▸ Source material
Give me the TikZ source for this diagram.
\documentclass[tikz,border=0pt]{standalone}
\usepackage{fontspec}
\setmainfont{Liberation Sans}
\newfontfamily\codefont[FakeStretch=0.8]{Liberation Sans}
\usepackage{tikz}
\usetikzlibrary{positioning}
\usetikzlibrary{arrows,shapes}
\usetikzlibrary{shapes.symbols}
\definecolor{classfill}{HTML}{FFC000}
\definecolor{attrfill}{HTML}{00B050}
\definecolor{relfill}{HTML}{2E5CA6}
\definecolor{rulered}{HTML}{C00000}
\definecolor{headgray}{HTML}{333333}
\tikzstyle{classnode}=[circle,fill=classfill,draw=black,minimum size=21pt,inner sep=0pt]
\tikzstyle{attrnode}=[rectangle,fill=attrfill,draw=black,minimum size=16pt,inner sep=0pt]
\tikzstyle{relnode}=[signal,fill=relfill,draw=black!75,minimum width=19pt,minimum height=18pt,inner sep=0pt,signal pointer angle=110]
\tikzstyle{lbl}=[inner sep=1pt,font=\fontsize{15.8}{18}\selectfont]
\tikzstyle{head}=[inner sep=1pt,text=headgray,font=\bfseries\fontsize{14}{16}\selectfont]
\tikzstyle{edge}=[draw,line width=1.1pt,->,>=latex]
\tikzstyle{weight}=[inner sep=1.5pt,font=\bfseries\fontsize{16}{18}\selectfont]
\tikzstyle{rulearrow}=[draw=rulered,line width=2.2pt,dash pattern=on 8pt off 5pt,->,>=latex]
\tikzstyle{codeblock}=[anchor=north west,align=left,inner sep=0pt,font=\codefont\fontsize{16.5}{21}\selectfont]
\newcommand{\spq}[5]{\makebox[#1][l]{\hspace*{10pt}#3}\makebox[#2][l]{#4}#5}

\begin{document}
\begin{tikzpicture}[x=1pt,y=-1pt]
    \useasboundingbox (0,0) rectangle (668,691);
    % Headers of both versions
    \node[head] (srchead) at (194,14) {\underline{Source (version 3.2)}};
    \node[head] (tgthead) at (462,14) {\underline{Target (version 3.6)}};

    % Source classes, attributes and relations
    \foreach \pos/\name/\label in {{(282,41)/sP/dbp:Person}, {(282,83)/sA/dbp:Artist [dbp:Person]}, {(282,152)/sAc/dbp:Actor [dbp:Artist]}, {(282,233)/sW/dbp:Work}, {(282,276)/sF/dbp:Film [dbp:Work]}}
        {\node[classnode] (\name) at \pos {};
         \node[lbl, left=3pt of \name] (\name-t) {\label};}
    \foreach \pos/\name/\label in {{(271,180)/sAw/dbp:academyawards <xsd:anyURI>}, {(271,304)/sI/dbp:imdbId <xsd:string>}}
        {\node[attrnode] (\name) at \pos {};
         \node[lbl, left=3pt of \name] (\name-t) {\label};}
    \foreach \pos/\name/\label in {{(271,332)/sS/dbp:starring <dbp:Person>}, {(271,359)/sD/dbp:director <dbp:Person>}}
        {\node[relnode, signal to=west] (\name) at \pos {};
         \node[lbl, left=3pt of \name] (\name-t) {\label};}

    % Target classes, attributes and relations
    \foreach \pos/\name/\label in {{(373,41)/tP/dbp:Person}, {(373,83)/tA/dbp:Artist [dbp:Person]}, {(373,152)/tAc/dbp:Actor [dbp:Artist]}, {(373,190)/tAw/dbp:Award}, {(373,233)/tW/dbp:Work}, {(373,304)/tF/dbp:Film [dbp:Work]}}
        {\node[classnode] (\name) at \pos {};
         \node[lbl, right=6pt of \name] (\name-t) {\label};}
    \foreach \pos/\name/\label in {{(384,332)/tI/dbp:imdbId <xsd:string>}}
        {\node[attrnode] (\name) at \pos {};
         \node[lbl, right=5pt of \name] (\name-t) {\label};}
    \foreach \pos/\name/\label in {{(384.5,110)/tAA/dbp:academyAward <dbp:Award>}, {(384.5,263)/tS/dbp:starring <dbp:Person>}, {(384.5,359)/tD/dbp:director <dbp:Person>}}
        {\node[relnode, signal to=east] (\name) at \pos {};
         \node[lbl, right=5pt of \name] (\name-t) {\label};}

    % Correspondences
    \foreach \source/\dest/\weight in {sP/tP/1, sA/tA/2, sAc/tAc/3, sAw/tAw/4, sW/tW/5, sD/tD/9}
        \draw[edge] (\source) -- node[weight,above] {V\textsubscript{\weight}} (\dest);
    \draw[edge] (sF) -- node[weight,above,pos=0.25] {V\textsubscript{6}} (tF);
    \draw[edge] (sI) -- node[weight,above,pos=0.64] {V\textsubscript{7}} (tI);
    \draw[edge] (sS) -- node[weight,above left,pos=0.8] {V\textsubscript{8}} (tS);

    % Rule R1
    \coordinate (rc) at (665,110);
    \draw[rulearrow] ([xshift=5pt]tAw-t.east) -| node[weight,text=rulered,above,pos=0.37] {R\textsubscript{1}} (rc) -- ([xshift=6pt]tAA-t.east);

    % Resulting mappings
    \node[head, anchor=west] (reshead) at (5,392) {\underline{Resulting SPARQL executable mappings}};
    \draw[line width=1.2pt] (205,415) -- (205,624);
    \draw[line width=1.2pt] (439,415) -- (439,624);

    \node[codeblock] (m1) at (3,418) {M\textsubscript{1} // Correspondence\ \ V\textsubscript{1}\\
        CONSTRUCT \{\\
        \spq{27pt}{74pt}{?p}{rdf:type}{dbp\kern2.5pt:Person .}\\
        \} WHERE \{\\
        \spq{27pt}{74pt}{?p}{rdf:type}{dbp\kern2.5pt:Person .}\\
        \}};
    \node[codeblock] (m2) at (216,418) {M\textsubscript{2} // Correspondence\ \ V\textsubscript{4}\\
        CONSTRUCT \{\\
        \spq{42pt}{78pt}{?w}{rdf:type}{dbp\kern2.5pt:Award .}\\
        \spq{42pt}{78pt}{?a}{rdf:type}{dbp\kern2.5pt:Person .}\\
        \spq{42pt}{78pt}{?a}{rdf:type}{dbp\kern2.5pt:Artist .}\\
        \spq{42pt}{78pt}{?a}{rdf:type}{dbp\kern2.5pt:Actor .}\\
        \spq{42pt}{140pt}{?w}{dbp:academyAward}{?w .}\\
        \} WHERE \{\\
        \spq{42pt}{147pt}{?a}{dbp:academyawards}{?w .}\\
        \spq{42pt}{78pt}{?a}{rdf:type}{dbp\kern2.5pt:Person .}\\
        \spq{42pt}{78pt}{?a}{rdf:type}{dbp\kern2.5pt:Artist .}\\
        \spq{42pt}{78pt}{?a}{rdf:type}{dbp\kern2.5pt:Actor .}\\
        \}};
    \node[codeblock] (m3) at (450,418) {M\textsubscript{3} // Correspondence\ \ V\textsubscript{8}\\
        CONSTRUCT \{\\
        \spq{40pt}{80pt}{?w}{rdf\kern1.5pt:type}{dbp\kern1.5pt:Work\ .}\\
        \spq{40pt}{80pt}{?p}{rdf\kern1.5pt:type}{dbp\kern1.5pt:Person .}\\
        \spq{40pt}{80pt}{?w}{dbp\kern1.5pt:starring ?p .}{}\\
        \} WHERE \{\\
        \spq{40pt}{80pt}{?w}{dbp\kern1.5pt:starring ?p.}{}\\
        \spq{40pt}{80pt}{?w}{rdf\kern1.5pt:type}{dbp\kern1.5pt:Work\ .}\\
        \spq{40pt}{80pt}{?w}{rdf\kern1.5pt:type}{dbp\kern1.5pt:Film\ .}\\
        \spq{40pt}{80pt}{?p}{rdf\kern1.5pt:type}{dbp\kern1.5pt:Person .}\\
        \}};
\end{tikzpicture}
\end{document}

▸ Task instructions
Write the complete data out, exactly as above.

▸ Result of the task
Give me the TikZ source for this diagram.
\documentclass[tikz,border=0pt]{standalone}
\usepackage{fontspec}
\setmainfont{Liberation Sans}
\newfontfamily\codefont[FakeStretch=0.8]{Liberation Sans}
\usepackage{tikz}
\usetikzlibrary{positioning}
\usetikzlibrary{arrows,shapes}
\usetikzlibrary{shapes.symbols}
\definecolor{classfill}{HTML}{FFC000}
\definecolor{attrfill}{HTML}{00B050}
\definecolor{relfill}{HTML}{2E5CA6}
\definecolor{rulered}{HTML}{C00000}
\definecolor{headgray}{HTML}{333333}
\tikzstyle{classnode}=[circle,fill=classfill,draw=black,minimum size=21pt,inner sep=0pt]
\tikzstyle{attrnode}=[rectangle,fill=attrfill,draw=black,minimum size=16pt,inner sep=0pt]
\tikzstyle{relnode}=[signal,fill=relfill,draw=black!75,minimum width=19pt,minimum height=18pt,inner sep=0pt,signal pointer angle=110]
\tikzstyle{lbl}=[inner sep=1pt,font=\fontsize{15.8}{18}\selectfont]
\tikzstyle{head}=[inner sep=1pt,text=headgray,font=\bfseries\fontsize{14}{16}\selectfont]
\tikzstyle{edge}=[draw,line width=1.1pt,->,>=latex]
\tikzstyle{weight}=[inner sep=1.5pt,font=\bfseries\fontsize{16}{18}\selectfont]
\tikzstyle{rulearrow}=[draw=rulered,line width=2.2pt,dash pattern=on 8pt off 5pt,->,>=latex]
\tikzstyle{codeblock}=[anchor=north west,align=left,inner sep=0pt,font=\codefont\fontsize{16.5}{21}\selectfont]
\newcommand{\spq}[5]{\makebox[#1][l]{\hspace*{10pt}#3}\makebox[#2][l]{#4}#5}

\begin{document}
\begin{tikzpicture}[x=1pt,y=-1pt]
    \useasboundingbox (0,0) rectangle (668,691);
    % Headers of both versions
    \node[head] (srchead) at (194,14) {\underline{Source (version 3.2)}};
    \node[head] (tgthead) at (462,14) {\underline{Target (version 3.6)}};

    % Source classes, attributes and relations
    \foreach \pos/\name/\label in {{(282,41)/sP/dbp:Person}, {(282,83)/sA/dbp:Artist [dbp:Person]}, {(282,152)/sAc/dbp:Actor [dbp:Artist]}, {(282,233)/sW/dbp:Work}, {(282,276)/sF/dbp:Film [dbp:Work]}}
        {\node[classnode] (\name) at \pos {};
         \node[lbl, left=3pt of \name] (\name-t) {\label};}
    \foreach \pos/\name/\label in {{(271,180)/sAw/dbp:academyawards <xsd:anyURI>}, {(271,304)/sI/dbp:imdbId <xsd:string>}}
        {\node[attrnode] (\name) at \pos {};
         \node[lbl, left=3pt of \name] (\name-t) {\label};}
    \foreach \pos/\name/\label in {{(271,332)/sS/dbp:starring <dbp:Person>}, {(271,359)/sD/dbp:director <dbp:Person>}}
        {\node[relnode, signal to=west] (\name) at \pos {};
         \node[lbl, left=3pt of \name] (\name-t) {\label};}

    % Target classes, attributes and relations
    \foreach \pos/\name/\label in {{(373,41)/tP/dbp:Person}, {(373,83)/tA/dbp:Artist [dbp:Person]}, {(373,152)/tAc/dbp:Actor [dbp:Artist]}, {(373,190)/tAw/dbp:Award}, {(373,233)/tW/dbp:Work}, {(373,304)/tF/dbp:Film [dbp:Work]}}
        {\node[classnode] (\name) at \pos {};
         \node[lbl, right=6pt of \name] (\name-t) {\label};}
    \foreach \pos/\name/\label in {{(384,332)/tI/dbp:imdbId <xsd:string>}}
        {\node[attrnode] (\name) at \pos {};
         \node[lbl, right=5pt of \name] (\name-t) {\label};}
    \foreach \pos/\name/\label in {{(384.5,110)/tAA/dbp:academyAward <dbp:Award>}, {(384.5,263)/tS/dbp:starring <dbp:Person>}, {(384.5,359)/tD/dbp:director <dbp:Person>}}
        {\node[relnode, signal to=east] (\name) at \pos {};
         \node[lbl, right=5pt of \name] (\name-t) {\label};}

    % Correspondences
    \foreach \source/\dest/\weight in {sP/tP/1, sA/tA/2, sAc/tAc/3, sAw/tAw/4, sW/tW/5, sD/tD/9}
        \draw[edge] (\source) -- node[weight,above] {V\textsubscript{\weight}} (\dest);
    \draw[edge] (sF) -- node[weight,above,pos=0.25] {V\textsubscript{6}} (tF);
    \draw[edge] (sI) -- node[weight,above,pos=0.64] {V\textsubscript{7}} (tI);
    \draw[edge] (sS) -- node[weight,above left,pos=0.8] {V\textsubscript{8}} (tS);

    % Rule R1
    \coordinate (rc) at (665,110);
    \draw[rulearrow] ([xshift=5pt]tAw-t.east) -| node[weight,text=rulered,above,pos=0.37] {R\textsubscript{1}} (rc) -- ([xshift=6pt]tAA-t.east);

    % Resulting mappings
    \node[head, anchor=west] (reshead) at (5,392) {\underline{Resulting SPARQL executable mappings}};
    \draw[line width=1.2pt] (205,415) -- (205,624);
    \draw[line width=1.2pt] (439,415) -- (439,624);

    \node[codeblock] (m1) at (3,418) {M\textsubscript{1} // Correspondence\ \ V\textsubscript{1}\\
        CONSTRUCT \{\\
        \spq{27pt}{74pt}{?p}{rdf:type}{dbp\kern2.5pt:Person .}\\
        \} WHERE \{\\
        \spq{27pt}{74pt}{?p}{rdf:type}{dbp\kern2.5pt:Person .}\\
        \}};
    \node[codeblock] (m2) at (216,418) {M\textsubscript{2} // Correspondence\ \ V\textsubscript{4}\\
        CONSTRUCT \{\\
        \spq{42pt}{78pt}{?w}{rdf:type}{dbp\kern2.5pt:Award .}\\
        \spq{42pt}{78pt}{?a}{rdf:type}{dbp\kern2.5pt:Person .}\\
        \spq{42pt}{78pt}{?a}{rdf:type}{dbp\kern2.5pt:Artist .}\\
        \spq{42pt}{78pt}{?a}{rdf:type}{dbp\kern2.5pt:Actor .}\\
        \spq{42pt}{140pt}{?w}{dbp:academyAward}{?w .}\\
        \} WHERE \{\\
        \spq{42pt}{147pt}{?a}{dbp:academyawards}{?w .}\\
        \spq{42pt}{78pt}{?a}{rdf:type}{dbp\kern2.5pt:Person .}\\
        \spq{42pt}{78pt}{?a}{rdf:type}{dbp\kern2.5pt:Artist .}\\
        \spq{42pt}{78pt}{?a}{rdf:type}{dbp\kern2.5pt:Actor .}\\
        \}};
    \node[codeblock] (m3) at (450,418) {M\textsubscript{3} // Correspondence\ \ V\textsubscript{8}\\
        CONSTRUCT \{\\
        \spq{40pt}{80pt}{?w}{rdf\kern1.5pt:type}{dbp\kern1.5pt:Work\ .}\\
        \spq{40pt}{80pt}{?p}{rdf\kern1.5pt:type}{dbp\kern1.5pt:Person .}\\
        \spq{40pt}{80pt}{?w}{dbp\kern1.5pt:starring ?p .}{}\\
        \} WHERE \{\\
        \spq{40pt}{80pt}{?w}{dbp\kern1.5pt:starring ?p.}{}\\
        \spq{40pt}{80pt}{?w}{rdf\kern1.5pt:type}{dbp\kern1.5pt:Work\ .}\\
        \spq{40pt}{80pt}{?w}{rdf\kern1.5pt:type}{dbp\kern1.5pt:Film\ .}\\
        \spq{40pt}{80pt}{?p}{rdf\kern1.5pt:type}{dbp\kern1.5pt:Person .}\\
        \}};
\end{tikzpicture}
\end{document}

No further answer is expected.